Permasalahan selanjutnya adalah tidak tersedianya akses yang memadai untuk para penyandang disabilitas ke tempat pemungutan suara di hari pemilihan.
Bagi penyandang disabilitas daksa yang menggunakan kursi roda, penting untuk dipastikan bahwa lokasi TPS bisa diakses atau dilalui. Berdasarkan hasil pengawasan Bawaslu RI tahun 2019, ditemukan 2.336 TPS yang berada di tempat yang sulit dijangkau oleh penyandang disabilitas yang menggunakan kursi roda.

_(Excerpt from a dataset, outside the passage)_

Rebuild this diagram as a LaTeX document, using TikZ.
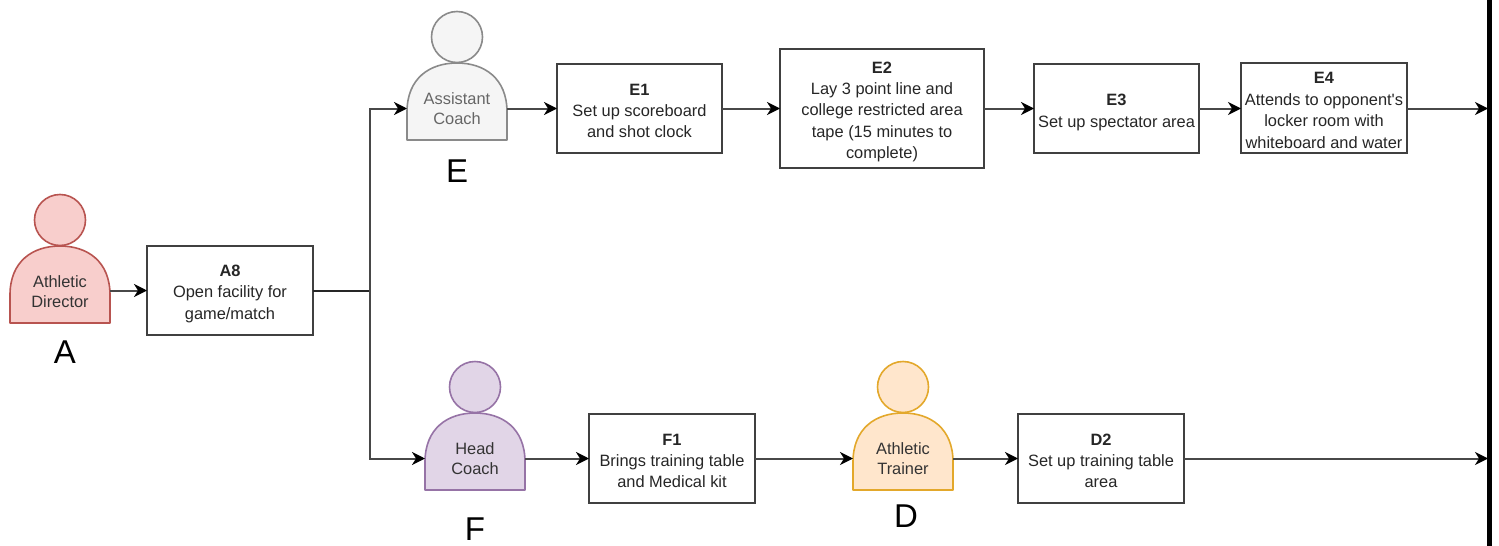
\documentclass[tikz,border=0pt]{standalone}
\usepackage{fontspec}
\setmainfont{Liberation Sans}
\newfontfamily\straightquote{Liberation Sans}
\usetikzlibrary{arrows.meta,calc}
\definecolor{redfill}{HTML}{F8CECC}\definecolor{redline}{HTML}{B85450}
\definecolor{greyfill}{HTML}{F5F5F5}\definecolor{greyline}{HTML}{8A8A8A}
\definecolor{purplefill}{HTML}{E1D5E7}\definecolor{purpleline}{HTML}{9673A6}
\definecolor{orangefill}{HTML}{FFE6CC}\definecolor{orangeline}{HTML}{E3A82B}
\definecolor{linecol}{HTML}{484848}
\tikzset{
  x=0.5pt,y=-0.5pt,
  boxnode/.style={draw=black!75,line width=0.8pt,fill=white,align=center,inner sep=0pt,outer sep=0pt,font=\fontsize{8.2}{10.7}\selectfont,text=black!85},
  boxtext/.style={align=center,inner sep=0pt,outer sep=0pt,font=\fontsize{8.2}{10.7}\selectfont,text=black!85},
  actornode/.style={minimum width=50pt,minimum height=38.5pt,inner sep=0pt,outer sep=0pt,align=center,font=\fontsize{8.2}{10.2}\selectfont},
  bigletter/.style={font=\fontsize{16.5}{18}\selectfont,inner sep=0pt},
  link/.style={draw=linecol,line width=1pt,-{Stealth[length=6.5pt,width=6.5pt,inset=2pt,color=black]}},
  plainlink/.style={draw=black!85,line width=1pt},
}
\newcommand{\hd}[2][9pt]{\rule{0pt}{#1}\textbf{#2}}
% #1 name, #2 body-centre x, #3 body-top y, #4 fill, #5 line, #6 text colour, #7 label
\newcommand{\actorfig}[7]{%
  \draw[#5,fill=#4,line width=0.8pt] (#2,#3-26) circle[radius=12.75pt];
  \draw[#5,fill=#4,line width=0.8pt,line join=round]
    (#2-50,#3+77) -- (#2-50,#3+49)
    .. controls (#2-50,#3+15) and (#2-27,#3) .. (#2,#3)
    .. controls (#2+27,#3) and (#2+50,#3+15) .. (#2+50,#3+49)
    -- (#2+50,#3+77) -- cycle;
  \node[actornode,text=#6] (#1) at (#2,#3+45.5) {\shortstack{#7}};
}
\begin{document}
\begin{tikzpicture}
\useasboundingbox (0,0) rectangle (1499,546);
\actorfig{actA}{60}{246}{redfill}{redline}{black!80}{Athletic\\[1pt]Director}
\actorfig{actE}{457}{63}{greyfill}{greyline}{black!60}{Assistant\\[1pt]Coach}
\actorfig{actF}{475}{413}{purplefill}{purpleline}{black!80}{Head\\[1pt]Coach}
\actorfig{actD}{903}{413}{orangefill}{orangeline}{black!80}{Athletic\\[1pt]Trainer}

\node[bigletter] (lA) at (65,352) {A};
\node[bigletter] (lE) at (457,171) {E};
\node[bigletter] (lF) at (475,529) {F};
\node[bigletter] (lD) at (906,516) {D};

\node[boxnode,minimum width=83pt,minimum height=44.5pt] (a8) at (230,290.5) {\hd{A8}\\Open facility for\\game/match};
\node[boxnode,minimum width=82.5pt,minimum height=44.5pt] (e1) at (639.5,108.5) {\hd[8pt]{E1}\\Set up scoreboard\\and shot clock};
\node[boxnode,minimum width=102pt,minimum height=59.5pt] (e2) at (882,108.5) {\hd{E2}\\Lay 3 point line and\\college restricted area\\tape (15 minutes to\\complete)};
\node[boxnode,minimum width=82.5pt,minimum height=44.5pt] (e3) at (1116.5,108.5) {\hd[9.5pt]{E3}\\Set up spectator area};
\node[boxnode,minimum width=83pt,minimum height=45pt] (e4) at (1324,108) {};
\node[boxtext] (e4text) at (1324,110.5) {\textbf{E4}\\Attends to opponent{\straightquote '}s\\locker room with\\whiteboard and water};
\node[boxnode,minimum width=83pt,minimum height=44.5pt] (f1) at (672,458.5) {\hd[8pt]{F1}\\Brings training table\\and Medical kit};
\node[boxnode,minimum width=83pt,minimum height=44.5pt] (d2) at (1101,458.5) {\hd[8pt]{D2}\\Set up training table\\area};

\coordinate (split) at (370,290.5);
\coordinate (barTop) at (1489.5,0);
\coordinate (barBot) at (1489.5,546);
\coordinate (barStop) at (1488,0);

\draw[link] (actA.east |- a8.west) -- (a8.west);
\draw[plainlink] (a8.east) -- (split);
\draw[link] (split) |- (actE.west |- e1.west);
\draw[link] (split) |- (actF.west |- f1.west);
\draw[link] (actE.east |- e1.west) -- (e1.west);
\draw[link] (e1) -- (e2);
\draw[link] (e2) -- (e3);
\draw[link] (e3.east) -- (e3.east -| e4.west);
\draw[link] (e4.east |- e3.east) -- (e3.east -| barStop);
\draw[link] (actF.east |- f1.west) -- (f1.west);
\draw[link] (f1.east) -- (actD.west |- f1.west);
\draw[link] (actD.east |- d2.west) -- (d2.west);
\draw[link] (d2.east) -- (d2.east -| barStop);
\draw[black,line width=2.5pt] (barTop) -- (barBot);
\end{tikzpicture}
\end{document}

Ditambah lagi masih adanya diskriminasi mengenai pemberian informasi seputar tahapan pemilu kepada mereka. Dimulai dari materi kampanye, visi misi kandidat,sosialiasi penyelenggara yang tidak bisa dipahami oleh para penyandang disabilitas tersebut. harusnya disiapkan juga dalam bentuk braille untuk bisa diakses disabilitas netra dan penyandnag disabilitas lain dalam bentuk yang dipahami oleh mereka
Konstitusi kita ternyata mengatur mengenai hak pilih yang wajib dilindungi dan diakui keberadaannya seperti termuat dalam ketentuan Pasal 27 Ayat (1), Pasal 28D Ayat (3), dan pasal 28E Ayat (3) Undang-Undang Dasar Negara Republik Indonesia.
Demikian halnya dengan ketentuan Pasal 43 Ayat (1) Undang-Undang Nomor 39 Tahun 1999 Tentang Hak Asasi Manusia, Undang-Undang Nomor 8 Tahun 2016 Tentang Penyandang Disabilitas, dan ketentuan teknis yang diatur dalam Undang-Undang 7 Tahun 2017 Tentang Pemilu.
Dari seluruh peraturan perundang-undangan yang ada, baik pada tingkat konstitusi dan undang – undang yang bersifat sektoral mengenai hak politik, tidak ada satupun ketentuan yang bersifat diskriminatif.
Perlindungan atas hak pilih bagi kelompok penyandang disabilitas terdapat pada Pasal 350 ayat (2) Undang-Undang Nomor 7 Tahun 2017 tentang Pemilihan Umum mengisyaratkan agar TPS ditentukan lokasinya di tempat yang mudah dijangkau, termasuk oleh penyandang disabilitas, tidak menggabungkan desa, dan memperhatikan aspek geografis serta menjamin setiap Pemilih dapat memberikan suaranya secara langsung, bebas dan rahasia.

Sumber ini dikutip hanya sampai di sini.